The Mudcat Café TM
Thread #103013   Message #2093660
Posted By: JohnInKansas
04-Jul-07 - 12:46 AM
Thread Name: Folklore: MIT course FREE-Anglo-American Folkmusic
Subject: RE: Folklore: MIT course FREE-Anglo-American Folkmusic
It appears then that the "finder" site may not be current. The Utah State website also lists more participating institutions than are shown at the originally linked site.

The "finder" site lists only 6 participants.

Utah State recognizes 10-1/2 institutions (MIT listed once, reappears for "Portuguese/Spanish")

Johns Hopkins, Tufts, and Carnegie Mellon don't admit they're not the only ones doing this on their front pages, but there may be more info somewhere within.
Sophia points back to MIT as a "precursor," but not to any others.

Interestingly, Carnegie allows you to register and receive credit using their open course postings (if you're already a student there).

So far as I've seen the others don't make quite the same offer, although the information posted should be the same one would receive "in class" if registered.

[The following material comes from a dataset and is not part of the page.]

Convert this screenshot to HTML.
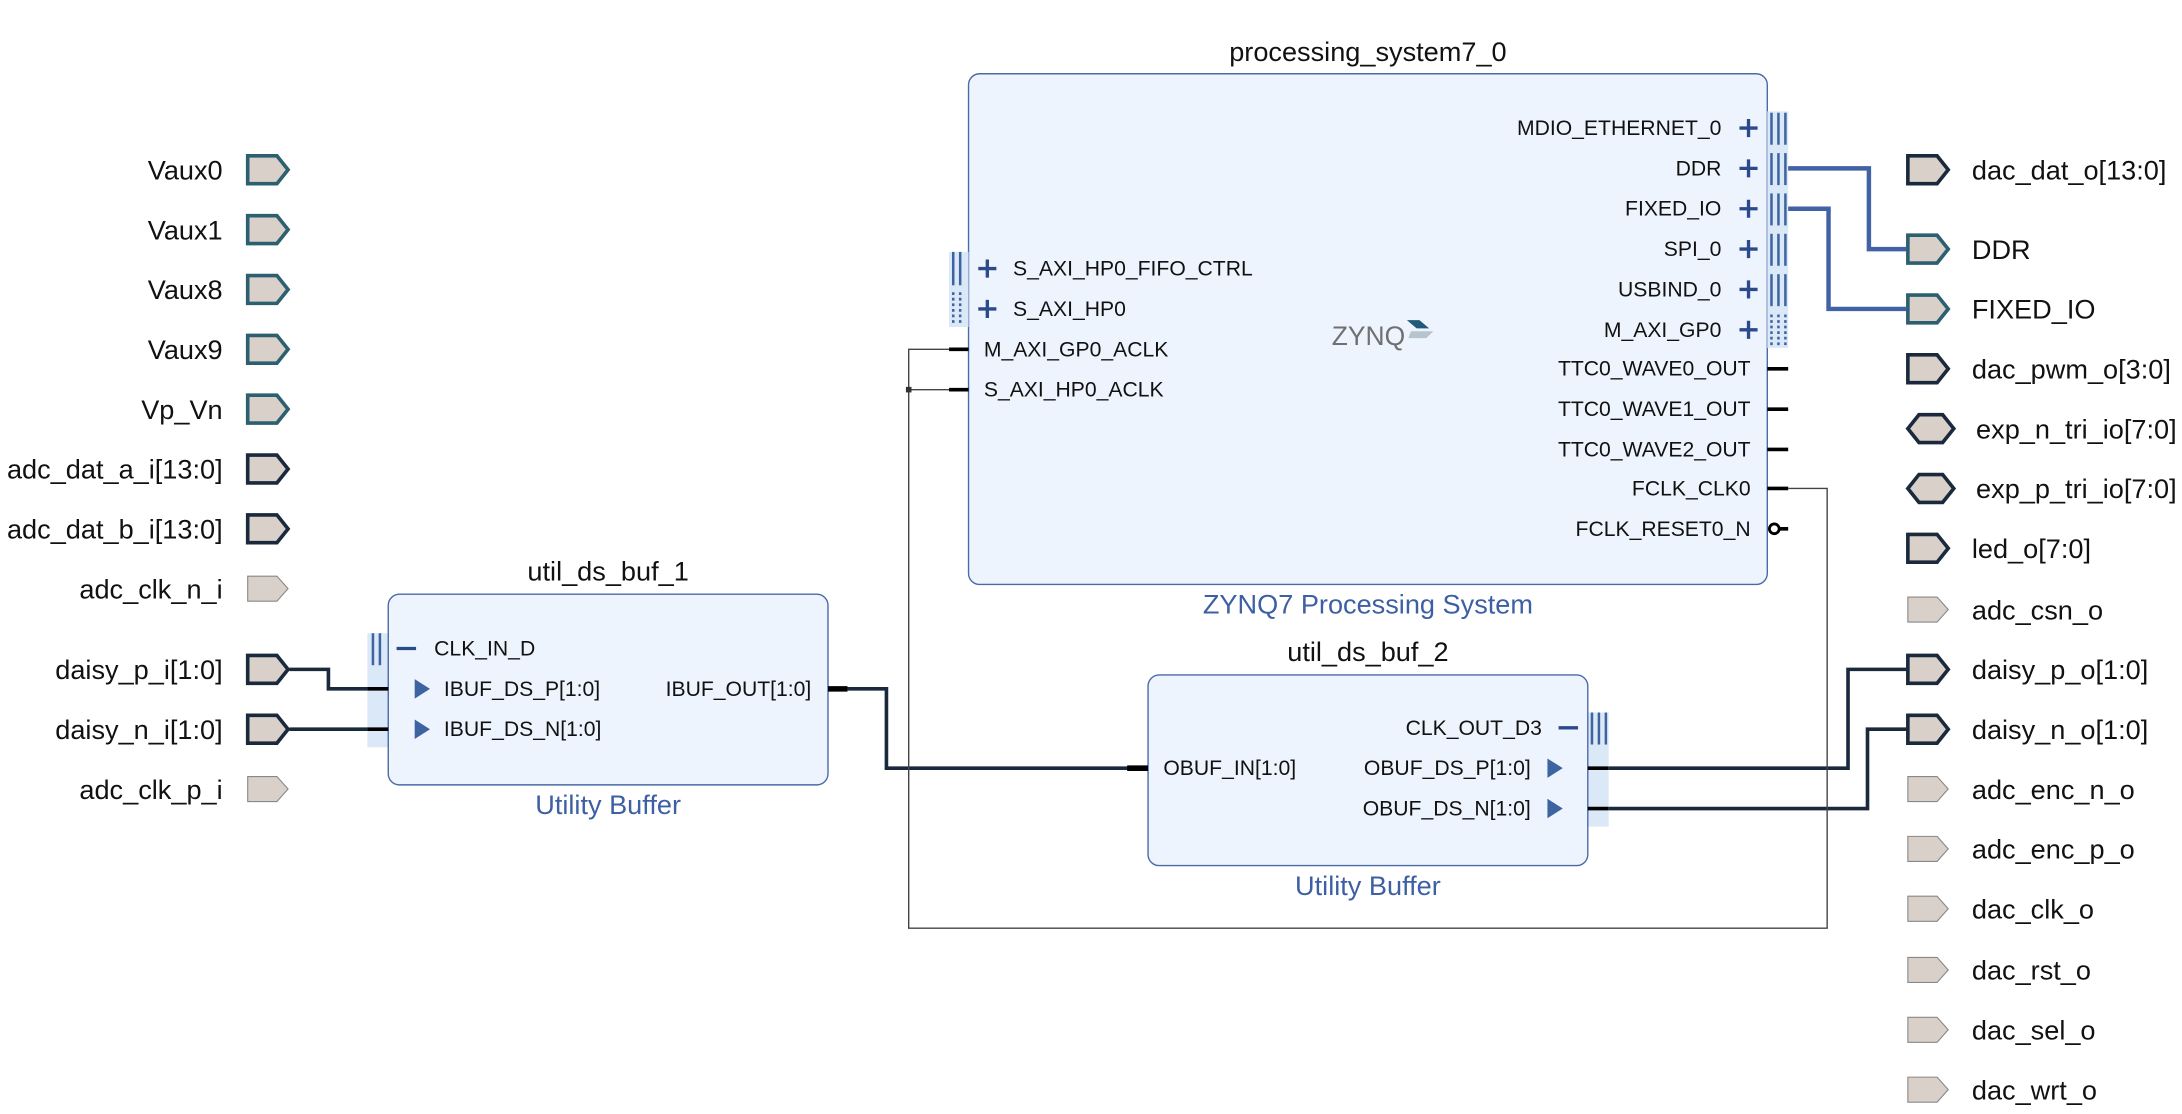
<!DOCTYPE html>
<html><head><meta charset="utf-8"><style>
html,body{margin:0;padding:0;background:#fff;}
svg{display:block;}
text{font-family:"Liberation Sans",sans-serif;fill:#111;}
.pl{font-size:19.5px;}
.pin{font-size:15.2px;}
.ttl{font-size:19.5px;}
.sub{font-size:19.5px;fill:#3d5fa3;}
</style></head><body>
<svg width="2182" height="1114" viewBox="0 0 1568 800.5" preserveAspectRatio="none" xmlns="http://www.w3.org/2000/svg">
<!-- left ports -->
<g>
<g stroke="#2c6070" stroke-width="2.6">
<path d="M178,112 H199 L207,122 L199,132 H178 Z" fill="#d9d0ca"/>
<path d="M178,155 H199 L207,165 L199,175 H178 Z" fill="#d9d0ca"/>
<path d="M178,198 H199 L207,208 L199,218 H178 Z" fill="#d9d0ca"/>
<path d="M178,241 H199 L207,251 L199,261 H178 Z" fill="#d9d0ca"/>
<path d="M178,284 H199 L207,294 L199,304 H178 Z" fill="#d9d0ca"/>
</g>
<g stroke="#1a2a3c" stroke-width="2.6">
<path d="M178,327 H199 L207,337 L199,347 H178 Z" fill="#d9d0ca"/>
<path d="M178,370 H199 L207,380 L199,390 H178 Z" fill="#d9d0ca"/>
<path d="M178,471 H199 L207,481 L199,491 H178 Z" fill="#d9d0ca"/>
<path d="M178,514 H199 L207,524 L199,534 H178 Z" fill="#d9d0ca"/>
</g>
<g stroke="#888" stroke-width="0.8">
<path d="M178,414 H199 L207,423 L199,432 H178 Z" fill="#d9d0ca"/>
<path d="M178,558 H199 L207,567 L199,576 H178 Z" fill="#d9d0ca"/>
</g>
<g class="pl" text-anchor="end">
<text x="160" y="129">Vaux0</text>
<text x="160" y="172">Vaux1</text>
<text x="160" y="215">Vaux8</text>
<text x="160" y="258">Vaux9</text>
<text x="160" y="301">Vp_Vn</text>
<text x="160" y="344">adc_dat_a_i[13:0]</text>
<text x="160" y="387">adc_dat_b_i[13:0]</text>
<text x="160" y="430">adc_clk_n_i</text>
<text x="160" y="488">daisy_p_i[1:0]</text>
<text x="160" y="531">daisy_n_i[1:0]</text>
<text x="160" y="574">adc_clk_p_i</text>
</g>
</g>

<!-- right ports -->
<g>
<g stroke="#1a2a3c" stroke-width="2.6" fill="#d9d0ca">
<path d="M1371,112 H1392 L1400,122 L1392,132 H1371 Z"/>
<path d="M1371,255 H1392 L1400,265 L1392,275 H1371 Z"/>
<path d="M1371,384 H1392 L1400,394 L1392,404 H1371 Z"/>
<path d="M1371,471 H1392 L1400,481 L1392,491 H1371 Z"/>
<path d="M1371,514 H1392 L1400,524 L1392,534 H1371 Z"/>
<path d="M1371,308 L1379,298 H1396 L1404,308 L1396,318 H1379 Z"/>
<path d="M1371,351 L1379,341 H1396 L1404,351 L1396,361 H1379 Z"/>
</g>
<g stroke="#2c6070" stroke-width="2.6" fill="#d9d0ca">
<path d="M1371,169 H1392 L1400,179 L1392,189 H1371 Z"/>
<path d="M1371,212 H1392 L1400,222 L1392,232 H1371 Z"/>
</g>
<g stroke="#888" stroke-width="0.8" fill="#d9d0ca">
<path d="M1371,429 H1392 L1400,438 L1392,447 H1371 Z"/>
<path d="M1371,558 H1392 L1400,567 L1392,576 H1371 Z"/>
<path d="M1371,601 H1392 L1400,610 L1392,619 H1371 Z"/>
<path d="M1371,644 H1392 L1400,653 L1392,662 H1371 Z"/>
<path d="M1371,688 H1392 L1400,697 L1392,706 H1371 Z"/>
<path d="M1371,731 H1392 L1400,740 L1392,749 H1371 Z"/>
<path d="M1371,774 H1392 L1400,783 L1392,792 H1371 Z"/>
</g>
<g class="pl">
<text x="1417" y="129">dac_dat_o[13:0]</text>
<text x="1417" y="186">DDR</text>
<text x="1417" y="229">FIXED_IO</text>
<text x="1417" y="272">dac_pwm_o[3:0]</text>
<text x="1420" y="315">exp_n_tri_io[7:0]</text>
<text x="1420" y="358">exp_p_tri_io[7:0]</text>
<text x="1417" y="401">led_o[7:0]</text>
<text x="1417" y="445">adc_csn_o</text>
<text x="1417" y="488">daisy_p_o[1:0]</text>
<text x="1417" y="531">daisy_n_o[1:0]</text>
<text x="1417" y="574">adc_enc_n_o</text>
<text x="1417" y="617">adc_enc_p_o</text>
<text x="1417" y="660">dac_clk_o</text>
<text x="1417" y="704">dac_rst_o</text>
<text x="1417" y="747">dac_sel_o</text>
<text x="1417" y="790">dac_wrt_o</text>
</g>
</g>

<!-- wires -->
<g fill="none" stroke="#1a2a3c" stroke-width="2.6">
<path d="M208,481 H236 V495 H279"/>
<path d="M208,524 H279"/>
<path d="M609,495 H637 V552 H812"/>
<path d="M1156,552 H1328 V481 H1370"/>
<path d="M1156,581 H1342 V524 H1370"/>
</g>
<g fill="none" stroke="#4262a6" stroke-width="3.2">
<path d="M1284,121 H1343 V179 H1370"/>
<path d="M1284,150 H1314 V222 H1370"/>
</g>
<g fill="none" stroke="#444" stroke-width="1">
<path d="M1285,351 H1313 V667 H653 V251 H682"/>
<path d="M653,280 H682"/>
</g>
<rect x="651" y="278" width="4" height="4" fill="#333"/>

<!-- processing_system7_0 -->
<rect x="696" y="53" width="574" height="367" rx="8" fill="#edf4fd" stroke="#4a6aa8" stroke-width="1"/>
<text class="ttl" x="983" y="44" text-anchor="middle">processing_system7_0</text>
<text class="sub" x="983" y="441" text-anchor="middle">ZYNQ7 Processing System</text>
<text x="957" y="248" style="font-size:19px;fill:#707070;">ZYNQ</text>
<path d="M1011,230 L1020,230 L1027,236 L1018,236 Z" fill="#1f5a78"/>
<path d="M1014,238 L1030,238 L1025,243 L1012,243 Z" fill="#b8c4cc"/>
<!-- left pins -->
<rect x="682" y="181" width="14" height="54" fill="#dbe8f8"/>
<g stroke="#3d64a0" stroke-width="1.8">
<line x1="685" y1="181" x2="685" y2="205"/><line x1="690" y1="181" x2="690" y2="205"/>
<line x1="685" y1="210" x2="685" y2="234" stroke-dasharray="2,2"/><line x1="690" y1="210" x2="690" y2="234" stroke-dasharray="2,2"/>
</g>
<g stroke="#2b4a8a" stroke-width="2.4">
<path d="M703,193 H716 M709.5,186.5 V199.5"/>
<path d="M703,222 H716 M709.5,215.5 V228.5"/>
</g>
<g stroke="#000" stroke-width="2.6"><line x1="682" y1="251" x2="696" y2="251"/><line x1="682" y1="280" x2="696" y2="280"/></g>
<g class="pin">
<text x="728" y="198">S_AXI_HP0_FIFO_CTRL</text>
<text x="728" y="227">S_AXI_HP0</text>
<text x="707" y="256">M_AXI_GP0_ACLK</text>
<text x="707" y="285">S_AXI_HP0_ACLK</text>
</g>
<!-- right pins -->
<rect x="1270" y="80" width="15" height="170" fill="#dbe8f8"/>
<g stroke="#3d64a0" stroke-width="1.8">
<g id="bb"><line x1="1273" y1="81" x2="1273" y2="104"/><line x1="1278" y1="81" x2="1278" y2="104"/><line x1="1283" y1="81" x2="1283" y2="104"/></g>
<use href="#bb" y="29"/><use href="#bb" y="58"/><use href="#bb" y="87"/><use href="#bb" y="116"/>
<g stroke-dasharray="2,2"><use href="#bb" y="145"/></g>
</g>
<g stroke="#2b4a8a" stroke-width="2.4">
<path d="M1250,92 H1263 M1256.5,85.5 V98.5"/>
<path d="M1250,121 H1263 M1256.5,114.5 V127.5"/>
<path d="M1250,150 H1263 M1256.5,143.5 V156.5"/>
<path d="M1250,179 H1263 M1256.5,172.5 V185.5"/>
<path d="M1250,208 H1263 M1256.5,201.5 V214.5"/>
<path d="M1250,237 H1263 M1256.5,230.5 V243.5"/>
</g>
<g stroke="#000" stroke-width="2.6">
<line x1="1270" y1="265" x2="1285" y2="265"/><line x1="1270" y1="294" x2="1285" y2="294"/>
<line x1="1270" y1="323" x2="1285" y2="323"/><line x1="1270" y1="351" x2="1285" y2="351"/>
<line x1="1279" y1="380" x2="1285" y2="380"/>
</g>
<circle cx="1275" cy="380" r="3.5" fill="#fff" stroke="#000" stroke-width="2"/>
<g class="pin" text-anchor="end">
<text x="1237" y="97">MDIO_ETHERNET_0</text>
<text x="1237" y="126">DDR</text>
<text x="1237" y="155">FIXED_IO</text>
<text x="1237" y="184">SPI_0</text>
<text x="1237" y="213">USBIND_0</text>
<text x="1237" y="242">M_AXI_GP0</text>
<text x="1258" y="270">TTC0_WAVE0_OUT</text>
<text x="1258" y="299">TTC0_WAVE1_OUT</text>
<text x="1258" y="328">TTC0_WAVE2_OUT</text>
<text x="1258" y="356">FCLK_CLK0</text>
<text x="1258" y="385">FCLK_RESET0_N</text>
</g>

<!-- util_ds_buf_1 -->
<rect x="264" y="455" width="15" height="82" fill="#dbe8f8"/>
<rect x="279" y="427" width="316" height="137" rx="8" fill="#edf4fd" stroke="#4a6aa8" stroke-width="1"/>
<text class="ttl" x="437" y="417" text-anchor="middle">util_ds_buf_1</text>
<text class="sub" x="437" y="585" text-anchor="middle">Utility Buffer</text>
<g stroke="#3d64a0" stroke-width="1.8"><line x1="268" y1="455" x2="268" y2="478"/><line x1="273" y1="455" x2="273" y2="478"/></g>
<line x1="285" y1="466" x2="299" y2="466" stroke="#2b4a8a" stroke-width="2.4"/>
<path d="M298,488 L309,495 L298,502 Z" fill="#3d64a0"/>
<path d="M298,517 L309,524 L298,531 Z" fill="#3d64a0"/>
<g stroke="#000" stroke-width="2.6"><line x1="264" y1="495" x2="279" y2="495"/><line x1="264" y1="524" x2="279" y2="524"/></g>
<line x1="595" y1="495" x2="609" y2="495" stroke="#000" stroke-width="4"/>
<g class="pin">
<text x="312" y="471">CLK_IN_D</text>
<text x="319" y="500">IBUF_DS_P[1:0]</text>
<text x="319" y="529">IBUF_DS_N[1:0]</text>
<text x="583" y="500" text-anchor="end">IBUF_OUT[1:0]</text>
</g>

<!-- util_ds_buf_2 -->
<rect x="1141" y="512" width="15" height="82" fill="#dbe8f8"/>
<rect x="825" y="485" width="316" height="137" rx="8" fill="#edf4fd" stroke="#4a6aa8" stroke-width="1"/>
<text class="ttl" x="983" y="475" text-anchor="middle">util_ds_buf_2</text>
<text class="sub" x="983" y="643" text-anchor="middle">Utility Buffer</text>
<line x1="810" y1="552" x2="825" y2="552" stroke="#000" stroke-width="4"/>
<line x1="1120" y1="523" x2="1134" y2="523" stroke="#2b4a8a" stroke-width="2.4"/>
<g stroke="#3d64a0" stroke-width="1.8"><line x1="1144" y1="512" x2="1144" y2="535"/><line x1="1149" y1="512" x2="1149" y2="535"/><line x1="1154" y1="512" x2="1154" y2="535"/></g>
<path d="M1112,545 L1123,552 L1112,559 Z" fill="#3d64a0"/>
<path d="M1112,574 L1123,581 L1112,588 Z" fill="#3d64a0"/>
<g stroke="#000" stroke-width="2.6"><line x1="1141" y1="552" x2="1156" y2="552"/><line x1="1141" y1="581" x2="1156" y2="581"/></g>
<g class="pin">
<text x="836" y="557">OBUF_IN[1:0]</text>
<text x="1108" y="528" text-anchor="end">CLK_OUT_D3</text>
<text x="1100" y="557" text-anchor="end">OBUF_DS_P[1:0]</text>
<text x="1100" y="586" text-anchor="end">OBUF_DS_N[1:0]</text>
</g>
</svg>
</body></html>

The listing of other participating institutions at Utah State appears to be due to their assuming the role of fostering the development of Open Course materials within the education community, rather than concentrating on the conversion and posting of material from their own curricula as others are doing. They have posted some of their own courses, but appear to devote most of their effort to spreading the effort - i.e. to recruiting other institutions to offer a consistent "product."

Obviously the listings mentioned thus far here don't even make a scratch on the surface of what's available. At About the MIT program:

"With 1,550 courses published as of November 1, 2006, we are still in a learning stage of this MIT initiative and we will benefit enormously from your feedback, as we strive to make MIT OCW as rich and useful as possible for our users."

If one wants details of the history of the courses, the best sources probably would be the two principal sponsor foundations. They seem to be cited by all the institutions involved.